To bring order to a fragmented research landscape, the authors propose a four‑layer taxonomy that spans hardware, operating system, virtualization, and data‑center levels. At the hardware tier, they review low‑voltage design, dynamic voltage and frequency scaling (DVFS), power‑gating, multi‑core power management, and energy‑recovery techniques such as thermoelectric conversion. The OS tier covers power‑aware scheduling, memory and I/O power budgeting, P‑state/C‑state management, and profiling tools that expose fine‑grained consumption. The virtualization tier examines VM/container consolidation, power‑prediction‑driven live migration, shared‑resource throttling, and hypervisor‑level power‑aware dispatching, with examples from OpenStack, Kubernetes, and major hypervisors. Finally, the data‑center tier surveys server density improvements, workload‑placement optimization, advanced cooling (free‑cooling, liquid), power‑distribution management (UPS, PDUs), integration of renewable sources (solar, wind), and on‑site energy storage (batteries, hydrogen).

The survey maps a large body of representative works onto this taxonomy, revealing that hardware‑level and OS‑level techniques are relatively mature, whereas cross‑layer coordination—especially involving virtualization and whole‑facility renewable integration—remains under‑explored. The authors illustrate these gaps with a matrix that highlights where research effort is concentrated and where opportunities exist.

Looking forward, the paper outlines four strategic research directions: (1) cross‑layer cooperative power‑management frameworks that enable real‑time information exchange among hardware, OS, hypervisor, and data‑center controllers; (2) AI‑driven workload forecasting and power optimization, leveraging machine‑learning models to anticipate demand spikes and proactively adjust resource allocations; (3) dynamic coupling of renewable generation and energy‑storage systems, allowing data‑centers to shift workloads in response to fluctuating green‑energy availability; and (4) lightweight virtualization and micro‑service architectures that preserve security and reliability while minimizing overhead.

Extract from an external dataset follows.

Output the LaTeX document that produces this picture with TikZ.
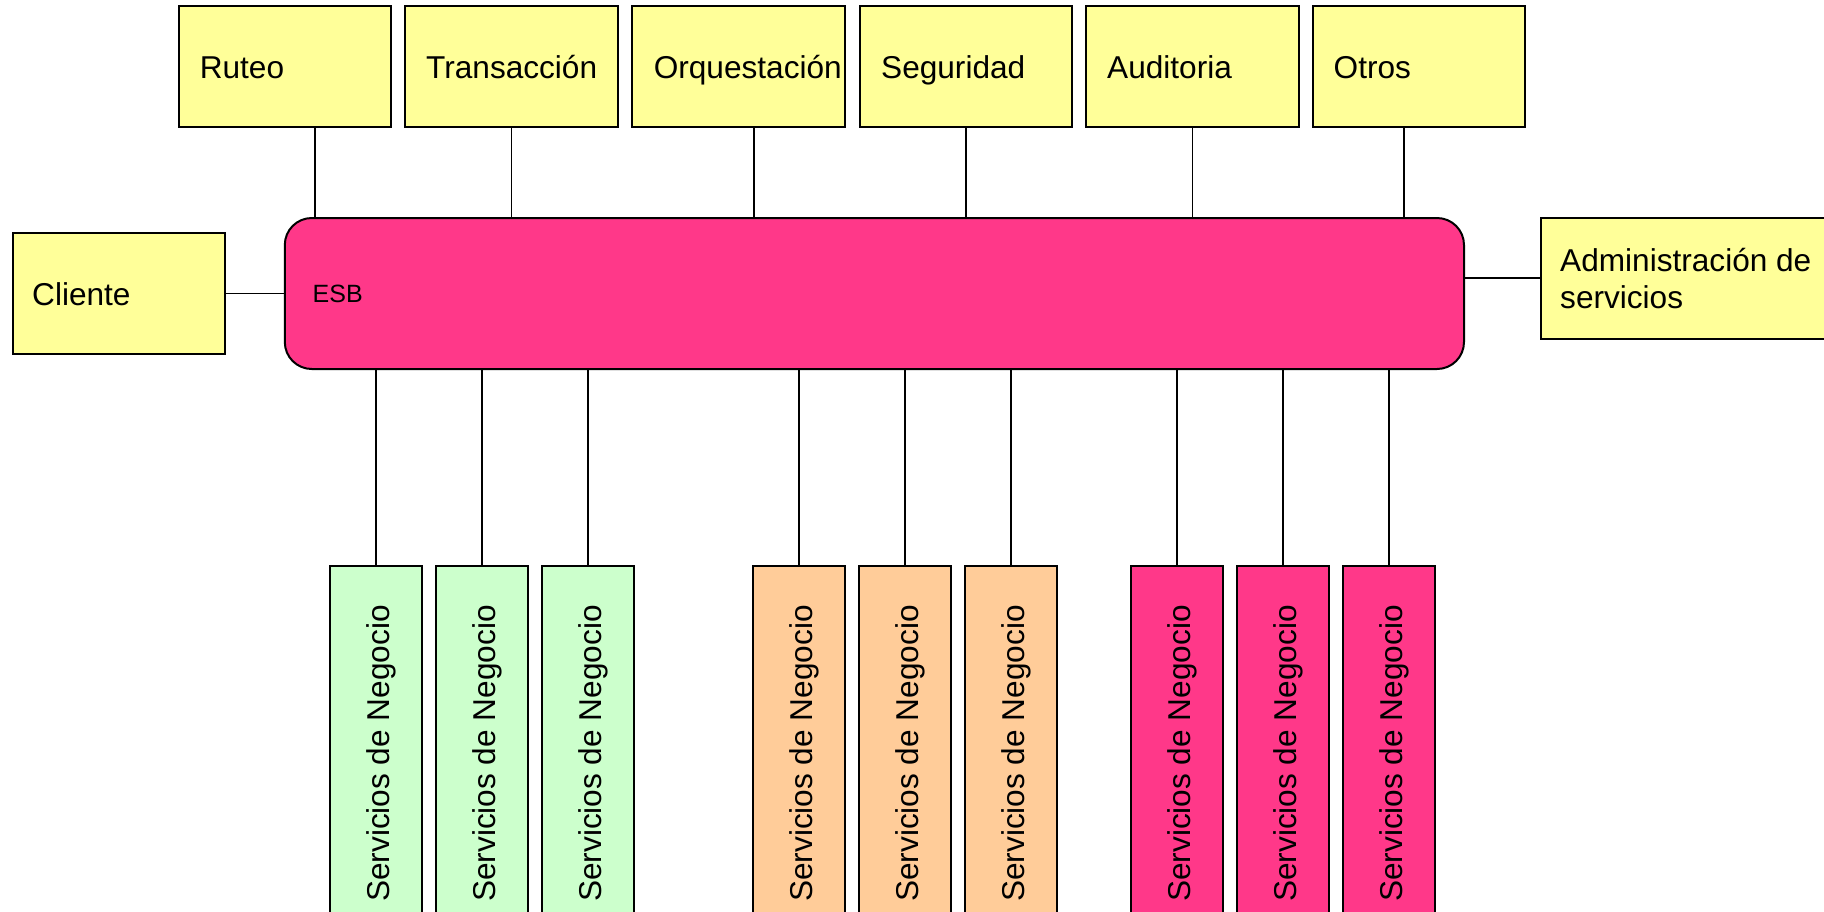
\documentclass[tikz,border=0pt]{standalone}
\usepackage{fontspec}
\setmainfont{Liberation Sans}
\definecolor{yel}{HTML}{FFFF99}
\definecolor{grn}{HTML}{CCFFCC}
\definecolor{org}{HTML}{FFCC99}
\definecolor{pnk}{RGB}{255,56,137}
\begin{document}
\begin{tikzpicture}[x=1pt,y=-1pt,
  box/.style={draw=black, line width=2pt, rectangle, inner sep=0pt},
  ybox/.style={box, fill=yel, minimum width=212.5pt, minimum height=121pt},
  sbox/.style={box, minimum width=91.5pt, minimum height=420pt, anchor=north},
  txt/.style={inner sep=0pt, font=\fontsize{31.6}{36.3}\selectfont, anchor=base west},
  vtxt/.style={inner sep=0pt, font=\fontsize{31.6}{36.3}\selectfont, rotate=90, anchor=base},
  conn/.style={line width=1.5pt, draw=black}]
\useasboundingbox (0,0) rectangle (1824,911);
\clip (0,0) rectangle (1824,911);

% ESB bus
\node[box, fill=pnk, rounded corners=27pt, minimum width=1179.2pt, minimum height=151pt] (esb) at (874.4,293.5) {};
\node[inner sep=0pt, font=\fontsize{25}{30}\selectfont, anchor=base west] (esbt) at (312.5,302) {ESB};

% top boxes
\node[ybox] (ruteo) at (284.85,66.5) {};
\node[ybox] (trans) at (511.25,66.5) {};
\node[ybox] (orq)   at (738.25,66.5) {};
\node[ybox] (seg)   at (965.75,66.5) {};
\node[ybox] (aud)   at (1192.25,66.5) {};
\node[ybox] (otros) at (1418.75,66.5) {};
\node[txt] (truteo) at (199.6,78.5) {Ruteo};
\node[txt] (ttrans) at (426,78.5) {Transacción};
\node[txt] (torq)   at (653.6,78.5) {Orquestación};
\node[txt] (tseg)   at (881,78.5) {Seguridad};
\node[txt] (taud)   at (1107,78.5) {Auditoria};
\node[txt] (totros) at (1333.5,78.5) {Otros};

% side boxes
\node[ybox, minimum width=212pt, minimum height=121.3pt] (cliente) at (118.5,293.4) {};
\node[txt] (tcliente) at (32,305) {Cliente};
\node[box, fill=yel, minimum width=320pt, minimum height=121pt, anchor=west] (admin) at (1540,278) {};
\node[txt] (tadm1) at (1560,271.7) {Administración de};
\node[txt] (tadm2) at (1560,308) {servicios};

% bottom service boxes
\foreach \n/\l/\c in {s1/330/grn, s2/436/grn, s3/542/grn, s4/753/org, s5/859/org, s6/965/org, s7/1131/pnk, s8/1237/pnk, s9/1343/pnk}{
  \node[sbox, fill=\c] (\n) at (\l+45.75,565) {};
  \node[vtxt] (t\n) at (\l+59,753.5) {Servicios de Negocio};
  \draw[conn] (\n.north) -- (\n.north |- esb.south);
}

% top connectors
\draw[conn] ([xshift=30.1pt]ruteo.south) -- ([xshift=30.1pt]ruteo.south |- esb.north);
\draw[conn] (trans.south) -- (trans.south |- esb.north);
\draw[conn] ([xshift=15.5pt]orq.south) -- ([xshift=15.5pt]orq.south |- esb.north);
\draw[conn] (seg.south) -- (seg.south |- esb.north);
\draw[conn] (aud.south) -- (aud.south |- esb.north);
\draw[conn] ([xshift=-14.75pt]otros.south) -- ([xshift=-14.75pt]otros.south |- esb.north);

% side connectors
\draw[conn] (cliente.east) -- (cliente.east -| esb.west);
\draw[conn] (admin.west) -- (admin.west -| esb.east);
\end{tikzpicture}
\end{document}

By synthesizing the state of the art and presenting a clear, hierarchical classification, the paper provides both researchers and practitioners with a roadmap for designing next‑generation, energy‑efficient data‑centers and cloud platforms. It emphasizes that achieving substantial energy savings will require coordinated advances across all four layers, informed by rigorous measurement, predictive analytics, and an openness to integrating sustainable power sources into the core of computing infrastructure.